Instructions for the task:
Copy every line in which the string "chart" occurs.

Dataset section:
---*---

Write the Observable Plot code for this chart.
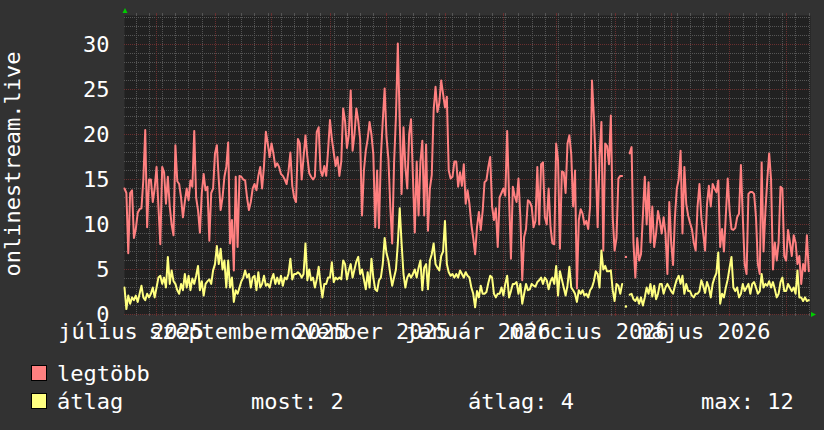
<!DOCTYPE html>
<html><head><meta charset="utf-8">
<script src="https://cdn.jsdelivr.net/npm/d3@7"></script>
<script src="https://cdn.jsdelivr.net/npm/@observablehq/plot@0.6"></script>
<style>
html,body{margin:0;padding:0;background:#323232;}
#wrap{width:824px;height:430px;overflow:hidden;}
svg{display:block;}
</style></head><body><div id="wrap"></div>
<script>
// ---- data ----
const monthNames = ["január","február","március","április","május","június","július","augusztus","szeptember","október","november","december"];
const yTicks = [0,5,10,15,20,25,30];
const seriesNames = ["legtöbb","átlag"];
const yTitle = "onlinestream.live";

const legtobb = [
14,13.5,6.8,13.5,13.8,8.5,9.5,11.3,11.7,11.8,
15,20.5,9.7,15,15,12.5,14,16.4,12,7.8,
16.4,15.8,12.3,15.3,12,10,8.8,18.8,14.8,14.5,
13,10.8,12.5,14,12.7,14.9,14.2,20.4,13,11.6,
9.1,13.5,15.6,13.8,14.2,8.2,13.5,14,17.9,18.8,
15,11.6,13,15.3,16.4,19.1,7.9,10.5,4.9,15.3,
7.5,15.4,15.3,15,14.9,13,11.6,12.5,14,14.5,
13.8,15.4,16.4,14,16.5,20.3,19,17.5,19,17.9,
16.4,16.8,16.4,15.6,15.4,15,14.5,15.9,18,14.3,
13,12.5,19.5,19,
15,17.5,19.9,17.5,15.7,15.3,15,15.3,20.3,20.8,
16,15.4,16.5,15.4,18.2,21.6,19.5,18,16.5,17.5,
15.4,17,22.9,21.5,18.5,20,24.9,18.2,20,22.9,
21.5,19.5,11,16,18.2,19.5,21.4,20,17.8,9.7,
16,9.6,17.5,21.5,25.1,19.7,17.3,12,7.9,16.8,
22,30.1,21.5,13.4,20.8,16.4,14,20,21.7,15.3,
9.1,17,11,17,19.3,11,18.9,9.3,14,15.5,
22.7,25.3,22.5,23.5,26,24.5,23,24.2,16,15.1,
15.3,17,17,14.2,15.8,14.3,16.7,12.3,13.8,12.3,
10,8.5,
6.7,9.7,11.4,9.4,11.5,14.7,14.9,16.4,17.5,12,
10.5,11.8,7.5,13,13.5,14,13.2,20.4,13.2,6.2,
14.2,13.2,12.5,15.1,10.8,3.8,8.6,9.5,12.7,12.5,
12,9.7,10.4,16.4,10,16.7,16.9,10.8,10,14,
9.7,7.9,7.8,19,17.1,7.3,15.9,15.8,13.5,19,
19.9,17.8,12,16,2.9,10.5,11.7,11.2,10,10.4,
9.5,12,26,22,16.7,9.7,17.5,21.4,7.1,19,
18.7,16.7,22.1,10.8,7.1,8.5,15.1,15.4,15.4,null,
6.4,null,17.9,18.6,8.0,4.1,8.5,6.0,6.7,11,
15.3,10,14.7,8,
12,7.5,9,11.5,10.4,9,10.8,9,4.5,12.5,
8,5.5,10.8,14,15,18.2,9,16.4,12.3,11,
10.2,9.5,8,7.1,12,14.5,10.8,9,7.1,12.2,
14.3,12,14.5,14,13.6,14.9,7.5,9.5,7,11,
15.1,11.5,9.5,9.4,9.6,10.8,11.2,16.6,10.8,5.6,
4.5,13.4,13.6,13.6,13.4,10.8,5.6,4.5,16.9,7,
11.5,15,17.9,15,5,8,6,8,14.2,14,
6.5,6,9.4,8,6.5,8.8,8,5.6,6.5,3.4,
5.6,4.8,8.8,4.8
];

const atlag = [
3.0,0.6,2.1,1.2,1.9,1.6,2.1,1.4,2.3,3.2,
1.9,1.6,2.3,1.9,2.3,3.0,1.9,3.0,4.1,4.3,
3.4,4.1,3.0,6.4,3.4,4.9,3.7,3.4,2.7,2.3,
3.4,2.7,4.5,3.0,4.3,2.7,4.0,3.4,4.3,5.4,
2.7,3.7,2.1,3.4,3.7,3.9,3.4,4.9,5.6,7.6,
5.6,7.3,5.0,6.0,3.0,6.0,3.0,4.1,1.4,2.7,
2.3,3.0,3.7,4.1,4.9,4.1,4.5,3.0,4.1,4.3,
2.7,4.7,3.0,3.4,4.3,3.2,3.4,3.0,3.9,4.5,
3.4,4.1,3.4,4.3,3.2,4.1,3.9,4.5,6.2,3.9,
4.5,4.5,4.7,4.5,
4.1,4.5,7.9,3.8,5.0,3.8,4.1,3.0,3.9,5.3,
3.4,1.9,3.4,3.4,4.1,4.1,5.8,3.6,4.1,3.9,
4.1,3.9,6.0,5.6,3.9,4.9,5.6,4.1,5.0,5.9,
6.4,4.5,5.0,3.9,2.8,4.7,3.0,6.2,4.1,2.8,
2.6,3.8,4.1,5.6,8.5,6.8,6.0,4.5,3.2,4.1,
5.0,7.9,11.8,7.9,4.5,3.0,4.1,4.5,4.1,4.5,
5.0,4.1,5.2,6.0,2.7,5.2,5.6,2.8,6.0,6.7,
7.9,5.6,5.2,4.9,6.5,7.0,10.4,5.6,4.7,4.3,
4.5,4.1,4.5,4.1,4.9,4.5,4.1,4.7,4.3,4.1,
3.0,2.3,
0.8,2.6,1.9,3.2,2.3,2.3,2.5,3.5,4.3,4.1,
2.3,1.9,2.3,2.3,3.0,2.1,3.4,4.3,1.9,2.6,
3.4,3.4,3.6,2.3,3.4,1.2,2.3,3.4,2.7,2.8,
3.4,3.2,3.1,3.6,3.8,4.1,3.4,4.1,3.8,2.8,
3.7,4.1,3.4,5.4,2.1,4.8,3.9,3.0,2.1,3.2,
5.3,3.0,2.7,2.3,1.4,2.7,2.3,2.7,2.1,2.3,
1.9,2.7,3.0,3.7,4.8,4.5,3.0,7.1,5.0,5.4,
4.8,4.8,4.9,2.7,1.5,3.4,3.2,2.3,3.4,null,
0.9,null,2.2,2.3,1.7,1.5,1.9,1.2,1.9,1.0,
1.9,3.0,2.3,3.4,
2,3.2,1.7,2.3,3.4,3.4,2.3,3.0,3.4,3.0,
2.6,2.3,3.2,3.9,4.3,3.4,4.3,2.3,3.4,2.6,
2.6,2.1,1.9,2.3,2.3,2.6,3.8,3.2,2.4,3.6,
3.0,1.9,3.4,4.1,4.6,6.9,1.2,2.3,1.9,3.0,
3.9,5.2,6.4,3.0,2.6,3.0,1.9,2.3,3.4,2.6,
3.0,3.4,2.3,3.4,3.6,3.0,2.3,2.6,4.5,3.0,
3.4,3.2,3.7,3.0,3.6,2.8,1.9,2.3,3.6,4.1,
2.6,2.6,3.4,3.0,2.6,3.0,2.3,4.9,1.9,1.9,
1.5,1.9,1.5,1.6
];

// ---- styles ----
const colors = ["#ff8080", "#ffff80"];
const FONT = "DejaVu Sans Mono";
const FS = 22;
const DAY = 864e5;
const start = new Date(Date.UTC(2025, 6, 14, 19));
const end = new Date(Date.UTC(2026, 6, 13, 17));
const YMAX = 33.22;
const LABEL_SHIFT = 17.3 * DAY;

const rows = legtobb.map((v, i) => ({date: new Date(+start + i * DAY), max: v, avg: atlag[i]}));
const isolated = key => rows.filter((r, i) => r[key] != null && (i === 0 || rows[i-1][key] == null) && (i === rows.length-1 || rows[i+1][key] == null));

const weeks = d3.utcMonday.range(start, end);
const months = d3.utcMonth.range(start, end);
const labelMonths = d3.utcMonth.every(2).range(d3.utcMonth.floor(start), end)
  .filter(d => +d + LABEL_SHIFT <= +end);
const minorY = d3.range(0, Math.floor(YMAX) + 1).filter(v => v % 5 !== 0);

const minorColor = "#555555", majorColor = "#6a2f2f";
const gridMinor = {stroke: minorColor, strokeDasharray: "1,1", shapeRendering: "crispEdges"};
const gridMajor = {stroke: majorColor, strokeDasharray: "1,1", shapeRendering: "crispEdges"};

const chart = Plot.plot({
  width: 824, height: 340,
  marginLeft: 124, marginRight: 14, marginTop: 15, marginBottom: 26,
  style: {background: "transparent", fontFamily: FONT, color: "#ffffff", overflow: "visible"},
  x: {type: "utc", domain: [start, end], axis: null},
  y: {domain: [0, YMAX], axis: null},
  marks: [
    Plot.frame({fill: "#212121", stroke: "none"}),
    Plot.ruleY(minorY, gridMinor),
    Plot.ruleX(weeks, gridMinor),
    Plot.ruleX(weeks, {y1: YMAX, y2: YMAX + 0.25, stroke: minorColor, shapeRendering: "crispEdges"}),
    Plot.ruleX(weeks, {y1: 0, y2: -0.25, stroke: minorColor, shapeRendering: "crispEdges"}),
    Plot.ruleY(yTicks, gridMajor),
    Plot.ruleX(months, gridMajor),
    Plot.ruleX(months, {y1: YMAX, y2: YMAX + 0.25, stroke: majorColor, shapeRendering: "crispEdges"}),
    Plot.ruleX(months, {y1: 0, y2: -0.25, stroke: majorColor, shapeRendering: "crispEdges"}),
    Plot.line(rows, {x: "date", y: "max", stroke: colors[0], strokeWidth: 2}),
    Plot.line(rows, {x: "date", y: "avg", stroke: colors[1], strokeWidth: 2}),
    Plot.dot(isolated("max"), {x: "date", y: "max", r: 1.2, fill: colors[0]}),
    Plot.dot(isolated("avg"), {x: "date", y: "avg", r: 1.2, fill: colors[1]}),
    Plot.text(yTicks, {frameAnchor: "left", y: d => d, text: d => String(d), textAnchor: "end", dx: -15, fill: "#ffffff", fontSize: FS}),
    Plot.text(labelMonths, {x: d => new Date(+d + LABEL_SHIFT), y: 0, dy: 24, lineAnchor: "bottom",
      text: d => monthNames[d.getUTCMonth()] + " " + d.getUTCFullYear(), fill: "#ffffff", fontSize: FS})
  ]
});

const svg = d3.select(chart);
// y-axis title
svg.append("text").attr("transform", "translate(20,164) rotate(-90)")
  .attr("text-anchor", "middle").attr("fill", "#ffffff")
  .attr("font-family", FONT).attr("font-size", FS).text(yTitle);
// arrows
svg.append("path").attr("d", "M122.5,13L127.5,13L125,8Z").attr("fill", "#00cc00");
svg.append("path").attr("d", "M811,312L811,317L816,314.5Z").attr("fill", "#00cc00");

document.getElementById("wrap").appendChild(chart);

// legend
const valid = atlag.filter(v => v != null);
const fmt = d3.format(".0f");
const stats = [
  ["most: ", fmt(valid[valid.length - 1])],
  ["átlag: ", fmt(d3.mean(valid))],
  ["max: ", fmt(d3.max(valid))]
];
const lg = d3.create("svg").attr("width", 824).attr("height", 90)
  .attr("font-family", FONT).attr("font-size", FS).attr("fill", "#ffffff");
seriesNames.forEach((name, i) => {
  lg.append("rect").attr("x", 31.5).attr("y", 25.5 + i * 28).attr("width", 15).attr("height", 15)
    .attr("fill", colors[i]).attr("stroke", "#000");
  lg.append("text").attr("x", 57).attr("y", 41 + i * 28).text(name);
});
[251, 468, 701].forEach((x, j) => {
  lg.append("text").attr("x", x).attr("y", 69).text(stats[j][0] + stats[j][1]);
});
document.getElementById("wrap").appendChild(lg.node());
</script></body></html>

---*---

Solution for this problem:
Write the Observable Plot code for this chart.
const chart = Plot.plot({
const svg = d3.select(chart);
document.getElementById("wrap").appendChild(chart);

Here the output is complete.